Multiple Tony Award-winner Julie Taymor will direct and Elliot Goldenthal will compose original music for William Shakespeare's A Midsummer Night's Dream, the inaugural production in Theatre for a New Audience's first home in the Downtown Brooklyn Cultural District, 262 Ashland Place between Lafayette Avenue and Fulton Streets. Previews begin October 19, 2013 for an opening November 2.
Founding Artistic Director Jeffrey Horowitz explained, "Julie and Elliot are bold, innovative, adventurous artists. We first worked together in 1984 on a 60-minute version for Theatre for a New Audience's A Midsummer Night's Dream presented at The Public Theater. Twenty-nine years later, it's thrilling they are directing and composing the first full production of A Midsummer Night's Dream we are mounting as the inaugural presentation in our first permanent home."
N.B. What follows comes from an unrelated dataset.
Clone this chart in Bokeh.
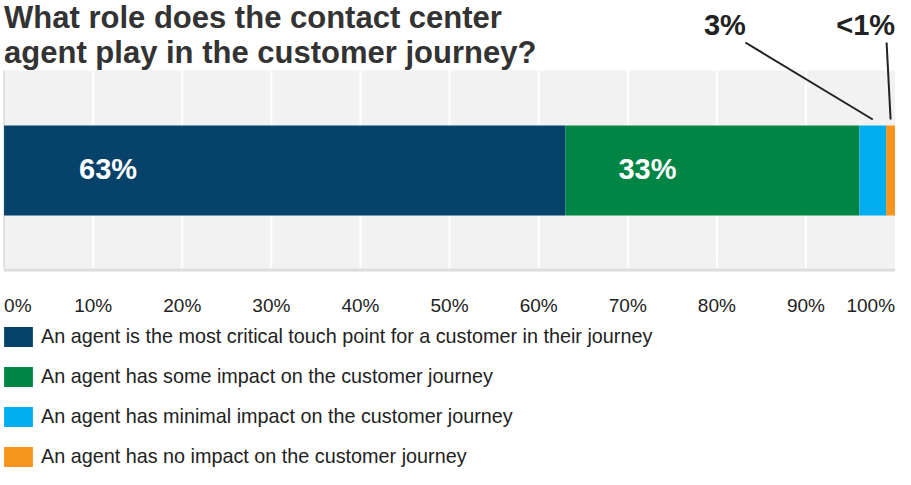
from bokeh.plotting import figure
from bokeh.models import ColumnDataSource, Range1d, Label, Arrow
from bokeh.core.properties import value
from bokeh.embed import file_html
from bokeh.resources import INLINE

# ---------------- data ----------------
title_lines = ["What role does the contact center", "agent play in the customer journey?"]
categories = [
    "An agent is the most critical touch point for a customer in their journey",
    "An agent has some impact on the customer journey",
    "An agent has minimal impact on the customer journey",
    "An agent has no impact on the customer journey",
]
values = [63, 33, 3, 1]
value_labels = ["63%", "33%", "3%", "<1%"]
colors = ["#07426b", "#008545", "#00aeef", "#f7941d"]
tick_values = [0, 10, 20, 30, 40, 50, 60, 70, 80, 90, 100]
tick_labels = ["0%", "10%", "20%", "30%", "40%", "50%", "60%", "70%", "80%", "90%", "100%"]

# ---------------- layout constants ----------------
W, H = 895, 469
BAND_TOP_PX, BAND_BOTTOM_PX = 70, 268
BAND_H = BAND_BOTTOM_PX - BAND_TOP_PX       # y data units == pixels above band bottom
BAR_Y, BAR_H = 98, 90
FONT = "Liberation Sans"
DARK = "#222222"

def y_px(canvas_y):
    """convert a canvas pixel row into the y data unit used below"""
    return BAND_BOTTOM_PX - canvas_y

lefts, rights = [], []
acc = 0
for v in values:
    lefts.append(acc)
    acc += v
    rights.append(acc)
mids = [(l + r) / 2 for l, r in zip(lefts, rights)]

p = figure(width=W, height=H, output_backend="svg", toolbar_location=None,
           x_range=Range1d(-0.4, 100.05),
           y_range=Range1d(y_px(H), y_px(0)),
           x_axis_type=None, y_axis_type=None, min_border=0)
p.background_fill_color = "white"
p.border_fill_color = "white"
p.outline_line_color = None

# grey plotting band + white grid lines
p.quad(left=[tick_values[0]], right=[tick_values[-1]], bottom=[0], top=[BAND_H],
       fill_color="#f2f2f2", line_color=None)
inner_ticks = tick_values[1:-1]
p.segment(x0=inner_ticks, y0=[0] * len(inner_ticks), x1=inner_ticks,
          y1=[BAND_H] * len(inner_ticks), line_color="white", line_width=2)
p.segment(x0=[tick_values[0]], y0=[0], x1=[tick_values[0]], y1=[BAND_H],
          line_color="#dadada", line_width=1.5)
p.segment(x0=[tick_values[0]], y0=[-1.5], x1=[tick_values[-1]], y1=[-1.5],
          line_color="#dcdcdc", line_width=3)

# stacked bar
src = ColumnDataSource(dict(y=[BAR_Y] * len(values), left=lefts, right=rights,
                            color=colors, label=categories))
p.hbar(y="y", left="left", right="right", height=BAR_H, fill_color="color",
       line_color="color", line_width=0, source=src, legend_field="label")

# in-bar labels (first two segments)
p.text(x=lefts[:2], y=[BAR_Y + 2] * 2, text=value_labels[:2], x_offset=[75, 53],
       text_color="white", text_font=value(FONT), text_font_style="bold",
       text_font_size="29px", text_align="left", text_baseline="middle")

# outside labels with leader lines (last two segments)
lab_y = y_px(24)
p.add_layout(Label(x=80.9, y=lab_y, text=value_labels[2], text_font=FONT,
                   text_font_style="bold", text_font_size="29px", text_color=DARK,
                   text_align="center", text_baseline="alphabetic"))
p.add_layout(Label(x=100, y=lab_y, text=value_labels[3], text_font=FONT,
                   text_font_style="bold", text_font_size="29px", text_color=DARK,
                   text_align="right", text_baseline="alphabetic"))
lead_top, lead_bot = y_px(42), BAR_Y + BAR_H / 2 + 6
p.add_layout(Arrow(end=None, x_start=83.2, y_start=lead_top, x_end=mids[2],
                   y_end=lead_bot, line_color=DARK, line_width=2))
p.add_layout(Arrow(end=None, x_start=mids[3] - 0.45, y_start=lead_top, x_end=mids[3],
                   y_end=lead_bot, line_color=DARK, line_width=2))

# title
for line, cy in zip(title_lines, [17, 52]):
    p.add_layout(Label(x=0, y=y_px(cy), text=line, text_font=FONT,
                       text_font_style="bold", text_font_size="31px",
                       text_color="#333333", text_align="left",
                       text_baseline="alphabetic"))

# tick labels
aligns = ["left"] + ["center"] * (len(tick_values) - 2) + ["right"]
p.text(x=tick_values, y=[y_px(305)] * len(tick_values), text=tick_labels,
       text_align=aligns, text_font=value(FONT), text_font_size="19px",
       text_color=DARK, text_baseline="alphabetic")

# legend
lg = p.legend[0]
lg.location = (0, 0)
lg.orientation = "vertical"
lg.glyph_width = 36
lg.glyph_height = 25
lg.label_standoff = 5
lg.label_height = 25
lg.spacing = 15
lg.padding = 0
lg.margin = 0
lg.border_line_color = None
lg.background_fill_alpha = 0
lg.label_text_font = FONT
lg.label_text_font_size = "19.8px"
lg.label_text_color = DARK

open("out.html", "w").write(file_html(p, INLINE))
In 1986, Mr. Horowitz invited Taymor to stage The Tempest for Theatre for a New Audience. It was the first play by Shakespeare she directed. Mr. Goldenthal composed the original music. Following The Tempest, Ms. Taymor and Mr. Goldenthal directed and composed Theatre for a New Audience's productions of The Taming of the Shrew, Titus Andronicus and in 1996, Carlo Gozzi's The Green Bird, which transferred to Broadway in 2000.
Theatre for a New Audience's first permanent home is designed by world-renowned architect Hugh Hardy and H3 Hardy Collaboration Architecture. It includes the Samuel H. Scripps Mainstage (299 seats) and the Theodore C. Rogers Studio (50 seats). The Samuel H. Scripps Mainstage, the first stage built for Shakespeare and classic drama in New York City since Lincoln Center's 1965 Vivian Beaumont, is inspired by the Royal National Theatre's Cottesloe. It is a uniquely flexible space which combines an Elizabethan courtyard theatre with modern technology. The relationship between the stage and audience can be shaped for each production into different configurations.
Since its founding in 1979, Theatre for a New Audience has played in over twenty different venues across Manhattan and Brooklyn. Located at 262 Ashland Place between Lafayette Avenue and Fulton Street, Theatre for a New Audience is steps from the BAM Peter Jay Sharp Building, Harvey Theater and Fisher Building as well as the Mark Morris Dance Center and BRIC ARTS | Media House and UrbanGlass ReNEWal Project currently under construction in the former Strand Theatre.
Julie Taymor is an Academy Award-nominated and Tony Award-winning director whose productions range from musicals and Shakespeare plays to classical operas and films. Ms. Taymor has been hailed as one of the most imaginative and provocative directors and designers working in the arts today.
In 1998, Ms. Taymor became the first woman to win the Tony Award for Best Direction of a Musical, and also won a Tony for Best Costumes, for her landmark production of The Lion King. Now in its 15th year, The Lion King is the highest-grossing show and fifth longest-running musical in Broadway history. Translated into seven different languages the show has been performed in 15 different countries on five continents.
For her latest Broadway production, Spider-Man: Turn Off the Dark, Ms. Taymor served as director, co-book writer and mask-designer for the rock musical, which has consistently been one of Broadway's top-grossing shows since beginning performances in 2010.
Ms. Taymor's stage productions of Shakespeare's plays for Theatre for a New Audience include The Tempest (1986 Off-Broadway and 1987 at American Shakespeare Theatre; 1994: excerpts broadcast on PBS' Behind the Scenes); The Taming of the Shrew, (1988 Off-Broadway and North Shore Music Theatre) and Titus Andronicus (1994, Off Broadway). In 2000, Ms. Taymor directEd Carlo Gozzi's The Green Bird on Broadway which was first produced in 1996 by Theatre for a New Audience at The New Victory Theater and subsequently toured to the La Jolla Playhouse. Her additional theatre work includes her Broadway debut in 1996 with Juan Darién: A Carnival Mass, nominated for five Tony Awards, as well as The Transposed Heads, based on the novella by Thomas Mann, co-produced by the American Musical Theater Festival and Lincoln Center; and Liberty's Taken, an original musical co-created with David Suehsdorf and Elliot Goldenthal.